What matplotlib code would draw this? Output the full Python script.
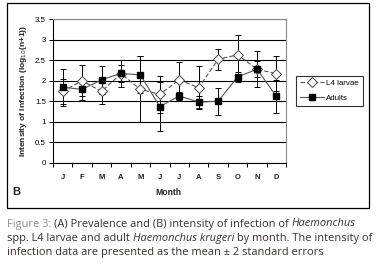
import numpy as np
import matplotlib
matplotlib.use('Agg')
import matplotlib.pyplot as plt
from matplotlib.patches import Rectangle

# data (log10(n+1), mean +/- 2 SE)
months = ['J', 'F', 'M', 'A', 'M', 'J', 'J', 'A', 'S', 'O', 'N', 'D']
l4_mean = [1.74, 2.00, 1.74, 2.17, 1.79, 1.67, 2.02, 1.83, 2.52, 2.63, 2.28, 2.17]
l4_err = [0.31, 0.37, 0.31, 0.20, 0.80, 0.45, 0.43, 0.53, 0.25, 0.47, 0.20, 0.42]
ad_mean = [1.84, 1.79, 2.02, 2.18, 2.14, 1.37, 1.63, 1.48, 1.50, 2.09, 2.28, 1.62]
ad_err = [0.45, 0.25, 0.34, 0.33, 0.45, 0.60, 0.10, 0.15, 0.33, 0.13, 0.44, 0.40]

plt.rcParams['font.family'] = ['Liberation Sans', 'DejaVu Sans']

fig = plt.figure(figsize=(3.78, 2.68), dpi=100)

# outer box around panel B
fig.patches.append(Rectangle((0.0185, 0.224), 0.9575, 0.765, transform=fig.transFigure,
                             fill=False, edgecolor='black', linewidth=0.9))

ax = fig.add_axes([0.140, 0.392, 0.617, 0.537])
x = np.arange(len(months))

ax.errorbar(x, l4_mean, yerr=l4_err, fmt='none', ecolor='black', elinewidth=0.7,
            capsize=2.5, capthick=0.7, zorder=3)
ax.errorbar(x, ad_mean, yerr=ad_err, fmt='none', ecolor='black', elinewidth=0.7,
            capsize=2.5, capthick=0.7, zorder=3)
ax.plot(x, l4_mean, color='#555555', linestyle=(0, (4, 2)), linewidth=0.8,
        marker='D', markersize=4.8, markerfacecolor='white', markeredgecolor='#444444',
        markeredgewidth=0.7, label='L4 larvae', zorder=4)
ax.plot(x, ad_mean, color='#555555', linestyle='-', linewidth=0.8,
        marker='s', markersize=5, markerfacecolor='black', markeredgecolor='black',
        label='Adults', zorder=5)

ax.set_xlim(-0.5, 11.5)
ax.set_ylim(0, 3.5)
ax.set_yticks(np.arange(0, 3.51, 0.5))
ax.set_yticklabels(['0', '0.5', '1', '1.5', '2', '2.5', '3', '3.5'])
ax.yaxis.grid(True, color='black', linewidth=0.8)
ax.set_axisbelow(True)

ax.set_xticks(np.arange(-0.5, 12, 1))
ax.set_xticklabels([])
ax.set_xticks(x, minor=True)
ax.set_xticklabels(months, minor=True, fontsize=5.5, fontweight='bold', color='#222222')
ax.tick_params(axis='x', which='minor', length=0, pad=8)
ax.tick_params(axis='x', which='major', length=3, width=0.7, direction='out')
ax.tick_params(axis='y', length=3, width=0.7, direction='out', labelsize=5.7, pad=2)

for s in ['top', 'right']:
    ax.spines[s].set_color('#888888')
    ax.spines[s].set_linewidth(0.8)
for s in ['left', 'bottom']:
    ax.spines[s].set_color('black')
    ax.spines[s].set_linewidth(0.8)

ax.set_ylabel('Intensity of Infection (log$_{10}$(n+1))', fontsize=6, fontweight='bold',
              labelpad=4, color='#222222')
fig.text(0.445, 0.283, 'Month', fontsize=6.2, fontweight='bold', ha='center', va='center',
         color='#222222')
fig.text(0.043, 0.283, 'B', fontsize=8, fontweight='bold', ha='center', va='center',
         color='#222222')

leg = fig.legend(loc='center', bbox_to_anchor=(0.872, 0.662), fontsize=5.7, frameon=True,
                 fancybox=False, edgecolor='black', handlelength=3.0, handletextpad=0.3,
                 borderpad=0.5, labelspacing=0.9, borderaxespad=0)
leg.get_frame().set_linewidth(0.8)

# caption with mixed styles
cap_font = ['Open Sans', 'DejaVu Sans']
lines = [
    [('Figure 3: ', 'normal', '#8a8a8a'), ('(A) Prevalence and (B) intensity of infection of ', 'normal', '#3a2e2e'),
     ('Haemonchus', 'italic', '#3a2e2e')],
    [('spp. L4 larvae and adult ', 'normal', '#3a2e2e'), ('Haemonchus krugeri', 'italic', '#3a2e2e'),
     (' by month. The intensity of', 'normal', '#3a2e2e')],
    [('infection data are presented as the mean \u00b1 2 standard errors', 'normal', '#3a2e2e')],
]
fig.canvas.draw()
renderer = fig.canvas.get_renderer()
y0 = 1 - 224 / 268
for i, parts in enumerate(lines):
    xpos = 7 / 378
    ypos = y0 - i * 14 / 268
    for txt, style, col in parts:
        t = fig.text(xpos, ypos, txt, fontsize=7.9, style=style, color=col,
                     family=cap_font, va='center', ha='left')
        bb = t.get_window_extent(renderer=renderer)
        xpos += bb.width / fig.bbox.width

fig.savefig('out.png', dpi=100)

+++++

- _WHAT IS REQUIRED_: Copy out each line of the listing that holds "draw".

- _RESPONSE_:
What matplotlib code would draw this? Output the full Python script.
fig.canvas.draw()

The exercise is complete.